My heart is heavy knowing what happened. On one hand, it’s a small relief to know it wasn’t something we did or didn’t do: ultrasounds can find knots, but because they are so rare, they aren’t routinely screened for, so often go undetected. But that same knowledge brings tremendous grief; his passing happened completely out of our control. We couldn’t have protected him from this.

Our labor nurse, Rose, looks at him lying on my chest. “He’s perfect,” she says. “Does he have a name?”

“Reid.”

We decided months ago. We started referring to him by name in the third trimester, even though we kept Theo as a backup. But Reid fits him—a tribute to my maternal grandfather, Patrick Reid. Parents, siblings, and friends all used it, near the end. We knew who he was meant to be.

Aaron calls both of our parents: “He’s here.” Less than an hour after his birth, my parents arrive. I watch with pride as they lay eyes on him for the first time, gushing over how perfect he is and commenting on which of us he looks like and why. Then I fall apart as they too mourn the loss of a life they have held close to their hearts. It dawns on me that though he died before anyone got to know him, he still made an impact, is still loved, and that many are grieving his death. We are not alone in this loss.

Time passes; nurses come and go. My wet sheets are changed out for fresh ones; I’m given a new hospital gown. Aaron sleeps now on the couch next to my bed, and my parents doze in the corner by the window. It’s still dark out, and the room is quiet. I lie with Reid in my arms. When I close my eyes, I can so easily pretend that he is just sleeping too, that any second he’ll wiggle the way he did in my belly, or cry out to be fed. I memorize the weight of his body in my arms, imprint the image of his face in my mind.
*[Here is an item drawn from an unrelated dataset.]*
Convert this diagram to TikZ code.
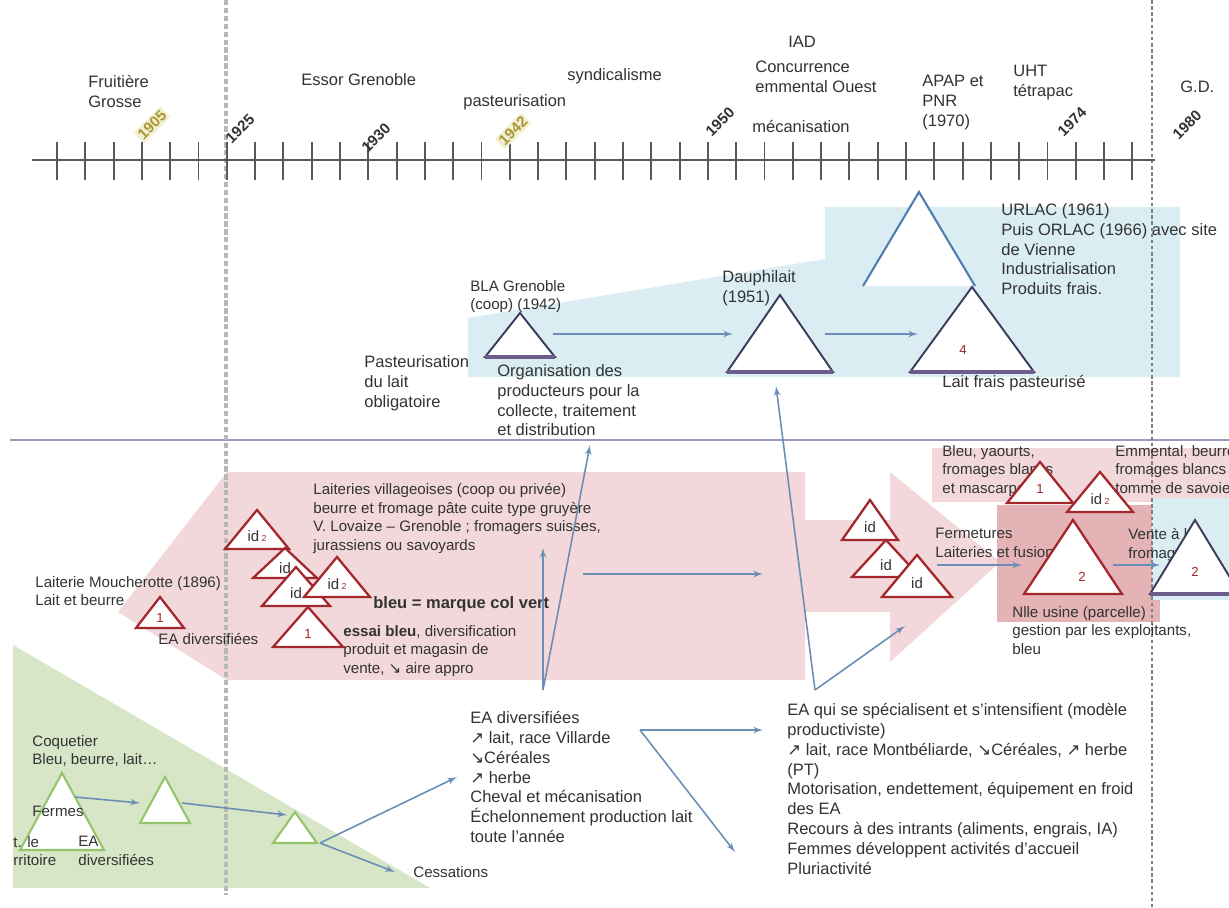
\documentclass[tikz,border=0pt]{standalone}
\usepackage{fontspec}
\setmainfont{Liberation Sans}
\newfontfamily\symfont{DejaVu Sans}
\usepackage{tikz}
\usetikzlibrary{arrows}

\definecolor{ink}{HTML}{333333}
\definecolor{flowblue}{HTML}{6A8EB6}
\definecolor{pinkbg}{HTML}{F2D8DA}
\definecolor{pinkdark}{HTML}{E4B3B5}
\definecolor{bluebg}{HTML}{D9EDF3}
\definecolor{greenbg}{HTML}{D7E6C6}
\definecolor{redtri}{HTML}{A3272C}
\definecolor{navytri}{HTML}{3C3B5E}
\definecolor{navybase}{HTML}{6E5D8C}
\definecolor{bluetri}{HTML}{4F7FB0}
\definecolor{greentri}{HTML}{94C46C}
\definecolor{sepline}{HTML}{9A9AC0}
\definecolor{yearolive}{HTML}{A9973A}
\definecolor{paleyel}{HTML}{F3EFCF}
\tikzset{flow/.style = {->, >=latex', draw=flowblue, line width=0.9pt}}

\newcommand{\hausse}{{\symfont ↗}}
\newcommand{\baisse}{{\symfont ↘}}
% triangle: style, name, base centre x, base y, half width, height
\newcommand{\tri}[6]{%
  \path[#1] ({#3-#5},#4) coordinate (#2-l) -- (#3,{#4-#6}) coordinate (#2-t)
    -- ({#3+#5},#4) coordinate (#2-r) -- cycle;
  \coordinate (#2) at (#3,{#4-#6/3});}

\begin{document}
\begin{tikzpicture}[x=0.02cm, y=-0.02cm,
    txt/.style={font=\fontsize{9.4}{11.3}\selectfont, text=ink, align=left, inner sep=0pt, anchor=north west},
    small txt/.style={txt, font=\fontsize{8.6}{10.6}\selectfont},
    year/.style={font=\fontsize{8.6}{9}\selectfont\bfseries, text=ink, rotate=45, inner sep=1pt},
    old year/.style={year, text=yearolive, fill=paleyel},
    red tri/.style={draw=redtri, line width=1.3pt, fill=white},
    navy tri/.style={draw=navytri, line width=1.1pt, fill=white},
    navy base/.style={draw=navybase, line width=1.8pt},
    green tri/.style={draw=greentri, line width=1.2pt, fill=white},
    tri num/.style={font=\fontsize{7.5}{8}\selectfont, text=redtri, inner sep=0pt},
    tri id/.style={font=\fontsize{8.5}{9}\selectfont, text=ink, inner sep=0pt}]
\useasboundingbox (0,0) rectangle (1229,908);
\clip (0,0) rectangle (1229,908);
\fill[white] (0,0) rectangle (1229,908);

% fonds
\fill[greenbg] (13,645) -- (430,888) -- (13,888) -- cycle;
\fill[bluebg] (468,318) -- (825,259) -- (825,207) -- (1180,207) -- (1180,377) -- (468,377) -- cycle;
\fill[pinkbg] (118,612) -- (227,472) -- (805,472) -- (805,520) -- (890,520) -- (890,472)
  -- (1000,562) -- (890,662) -- (890,612) -- (805,612) -- (805,680) -- (227,680) -- cycle;
\fill[pinkbg] (932,448) rectangle (1229,502);
\fill[pinkdark] (997,505) rectangle (1160,622);
\fill[bluebg] (1152,498) rectangle (1229,600);

% reperes
\draw[sepline, line width=1.5pt] (10,440) -- (1229,440);
\draw[black!28, line width=2pt, dash pattern=on 3pt off 1.5pt] (226,0) -- (226,895);
\draw[black!50, line width=1pt, dash pattern=on 2pt off 1.5pt] (1152,0) -- (1152,908);

% frise
\draw[black!65, line width=1.2pt] (32,160) -- (1155,160);
\foreach \k in {0,...,38}
  \draw[black!65, line width=1.1pt] ({57+28.3*\k},142) -- ++(0,38);
\node[old year] (y1905) at (152,125) {1905};
\node[year] (y1925) at (240,129) {1925};
\node[year] (y1930) at (376,138) {1930};
\node[old year] (y1942) at (513,131) {1942};
\node[year] (y1950) at (720,122) {1950};
\node[year] (y1974) at (1072,122) {1974};
\node[year] (y1980) at (1187,125) {1980};

\node[txt] (fruit) at (88,75) {Fruitière\\Grosse};
\node[txt] (essor) at (301,73) {Essor Grenoble};
\node[txt] (pasteur) at (463,94) {pasteurisation};
\node[txt] (syndic) at (567,68) {syndicalisme};
\node[txt] (iad) at (788,36) {IAD};
\node[txt] (concur) at (755,61) {Concurrence\\emmental Ouest};
\node[txt] (mecan) at (752,120) {mécanisation};
\node[txt] (apap) at (922,75) {APAP et\\PNR\\(1970)};
\node[txt] (uht) at (1013,65) {UHT\\tétrapac};
\node[txt] (gd) at (1180,81) {G.D.};

% triangles du bas
\tri{green tri}{g1}{62}{850}{42}{77}
\tri{green tri}{g2}{165}{823}{25}{46}
\tri{green tri}{g3}{295}{843}{22}{31}

% textes
\node[small txt] (blalbl) at (470,280) {BLA Grenoble\\(coop) (1942)};
\node[txt] (daulbl) at (722,270) {Dauphilait\\(1951)};
\node[txt] (oblig) at (364,355) {Pasteurisation\\du lait\\obligatoire};
\node[txt] (orga) at (497,364) {Organisation des\\producteurs pour la\\collecte, traitement\\et distribution};
\node[txt] (urlac) at (1001,203) {URLAC (1961)\\Puis ORLAC (1966) avec site\\de Vienne\\Industrialisation\\Produits frais.};
\node[txt] (frais) at (942,375) {Lait frais pasteurisé};

\node[small txt] (villag) at (313,483) {Laiteries villageoises (coop ou privée)\\beurre et fromage pâte cuite type gruyère\\V. Lovaize -- Grenoble ; fromagers suisses,\\jurassiens ou savoyards};
\node[txt] (marque) at (373,596) {\textbf{bleu = marque col vert}};
\node[small txt] (essai) at (343,625) {\textbf{essai bleu}, diversification\\produit et magasin de\\vente, \baisse\ aire appro};
\node[small txt] (moucher) at (35,576) {Laiterie Moucherotte (1896)\\Lait et beurre};
\node[small txt] (eadiv1) at (158,633) {EA diversifiées};
\node[small txt] (fermet) at (935,528) {Fermetures\\Laiteries et fusions};
\node[small txt] (bleuy) at (942,445) {Bleu, yaourts,\\fromages blancs\\et mascarpone};
\node[small txt] (emment) at (1115,445) {Emmental, beurre,\\fromages blancs\\tomme de savoie};
\node[small txt] (vente) at (1128,528) {Vente à la\\fromagerie};
\node[small txt] (usine) at (1012,606) {Nlle usine (parcelle)\\gestion par les exploitants,\\bleu};

\node[small txt] (coquet) at (32,735) {Coquetier\\Bleu, beurre, lait…};
\node[small txt] (fermes) at (32,806) {Fermes};
\node[small txt] (terr) at (13,836) {t. le\\rritoire};
\node[small txt] (eadiv2) at (78,836) {EA\\diversifiées};
\node[small txt] (cessat) at (413,866) {Cessations};
\node[txt] (eadiv3) at (470,711) {EA diversifiées\\\hausse\ lait, race Villarde\\\baisse Céréales\\\hausse\ herbe\\Cheval et mécanisation\\Échelonnement production lait\\toute l'année};
\node[txt] (easpec) at (787,703) {EA qui se spécialisent et s'intensifient (modèle\\productiviste)\\\hausse\ lait, race Montbéliarde, \baisse Céréales, \hausse\ herbe\\(PT)\\Motorisation, endettement, équipement en froid\\des EA\\Recours à des intrants (aliments, engrais, IA)\\Femmes développent activités d'accueil\\Pluriactivité};

% points des fleches
\coordinate (bla-out) at (553,334);
\coordinate (dau-in) at (733,334);
\coordinate (dau-out) at (825,334);
\coordinate (t4-in) at (918,334);
\coordinate (div-top) at (543,690);
\coordinate (orga-in) at (590,445);
\coordinate (vill-in) at (543,548);
\coordinate (mid-a) at (583,574);
\coordinate (mid-b) at (763,574);
\coordinate (spec-top) at (815,690);
\coordinate (dau-base) at (776,386);
\coordinate (ferm-in) at (905,626);
\coordinate (fus-a) at (937,565);
\coordinate (fus-b) at (1022,565);
\coordinate (vte-a) at (1113,565);
\coordinate (vte-b) at (1160,565);
\coordinate (g1-out) at (75,797);
\coordinate (g2-in) at (140,803);
\coordinate (g2-out) at (182,803);
\coordinate (g3-in) at (287,815);
\coordinate (g3-out) at (320,843);
\coordinate (div-in) at (457,777);
\coordinate (cess-in) at (395,872);
\coordinate (div-out) at (640,730);
\coordinate (spec-in) at (763,730);
\coordinate (down-end) at (735,852);

\draw[flow] (bla-out) -- (dau-in);
\draw[flow] (dau-out) -- (t4-in);
\draw[flow] (div-top) -- (orga-in);
\draw[flow] (div-top) -- (vill-in);
\draw[flow] (mid-a) -- (mid-b);
\draw[flow] (spec-top) -- (dau-base);
\draw[flow] (spec-top) -- (ferm-in);
\draw[flow] (fus-a) -- (fus-b);
\draw[flow] (vte-a) -- (vte-b);
\draw[flow] (g1-out) -- (g2-in);
\draw[flow] (g2-out) -- (g3-in);
\draw[flow] (g3-out) -- (div-in);
\draw[flow] (g3-out) -- (cess-in);
\draw[flow] (div-out) -- (spec-in);
\draw[flow] (div-out) -- (down-end);

% triangles du haut
\tri{navy tri}{bla}{520}{357}{35}{44}
\draw[navy base] (bla-l) -- (bla-r);
\tri{navy tri}{dau}{780}{372}{53}{77}
\draw[navy base] (dau-l) -- (dau-r);
\tri{fill=white}{ind}{919}{286}{56}{94}
\draw[bluetri, line width=1.2pt] (ind-l) -- (ind-t) -- (ind-r);
\tri{navy tri}{t4}{972}{372}{62}{85}
\draw[navy base] (t4-l) -- (t4-r);
\node[tri num] (n4) at (963,350) {4};

% triangles du milieu
\tri{red tri}{m1}{160}{628}{24}{31}
\node[tri num] (nm1) at (m1) {1};
\tri{red tri}{ida}{257}{549}{32}{39}
\node[tri id] (nida) at (ida) {id\textcolor{redtri}{\,\tiny 2}};
\tri{red tri}{idb}{285}{578}{32}{30}
\node[tri id] (nidb) at (idb) {id};
\tri{red tri}{idc}{296}{606}{34}{39}
\node[tri id] (nidc) at (idc) {id};
\tri{red tri}{idd}{337}{597}{33}{40}
\node[tri id] (nidd) at (idd) {id\textcolor{redtri}{\,\tiny 2}};
\tri{red tri}{one}{308}{647}{35}{40}
\node[tri num] (none) at (one) {1};

\tri{red tri}{r1}{870}{540}{28}{40}
\node[tri id] (nr1) at (r1) {id};
\tri{red tri}{r2}{886}{577}{34}{37}
\node[tri id] (nr2) at (r2) {id};
\tri{red tri}{r3}{917}{597}{35}{42}
\node[tri id] (nr3) at (r3) {id};
\tri{red tri}{u1}{1040}{503}{33}{41}
\node[tri num] (nu1) at (u1) {1};
\tri{red tri}{u2}{1100}{512}{33}{40}
\node[tri id] (nu2) at (u2) {id\textcolor{redtri}{\,\tiny 2}};
\tri{red tri}{big}{1073}{594}{49}{74}
\node[tri num] (nbig) at (1082,577) {2};
\tri{navy tri}{nv}{1195}{594}{45}{74}
\draw[navy base] (nv-l) -- (nv-r);
\node[tri num] (nnv) at (1195,572) {2};
\end{tikzpicture}
\end{document}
I’m not an early-morning person. I’m not even a daylight person. That’s not to say I’m not ambitious, but days often slip away from me. I can probably count the number of sunrises I’ve seen on both hands. They’re sleepy and cold and pass too quickly. I’m a sunset child. A creature of the night, who thrives on the light from the moon and the stars. My best work is done past midnight. For me, three AM is bedtime, not rise-and-shine time.

The moments before the sun appears can take your breath away. Adventures of the night. The wine-filled evenings with secrets that linger in the air. Those times you went skinny-dipping. That night those sparklers singed your hair. The dreams you lived in before they escaped into the morning sky. The birth of your first child.

In these hours while the dark endures, I hold on to the time that the black skies give me, illuminated only by the stars and the lingering effect of the full blood moon of the eclipse. Until sunrise, Reid is heavy in my arms and perfect in his body. With family surrounding us, and without the reality of the light, I can almost imagine everything is as we’ve dreamed it would be. And in many unexpected ways, it is.

When the sun comes up, the clock will start ticking. We are on borrowed time; Reid has already started to change. But for this moment, in the magic of the night, he is safe in my arms, protected from the harshness of light and time. Reid is simply my baby who has just been born.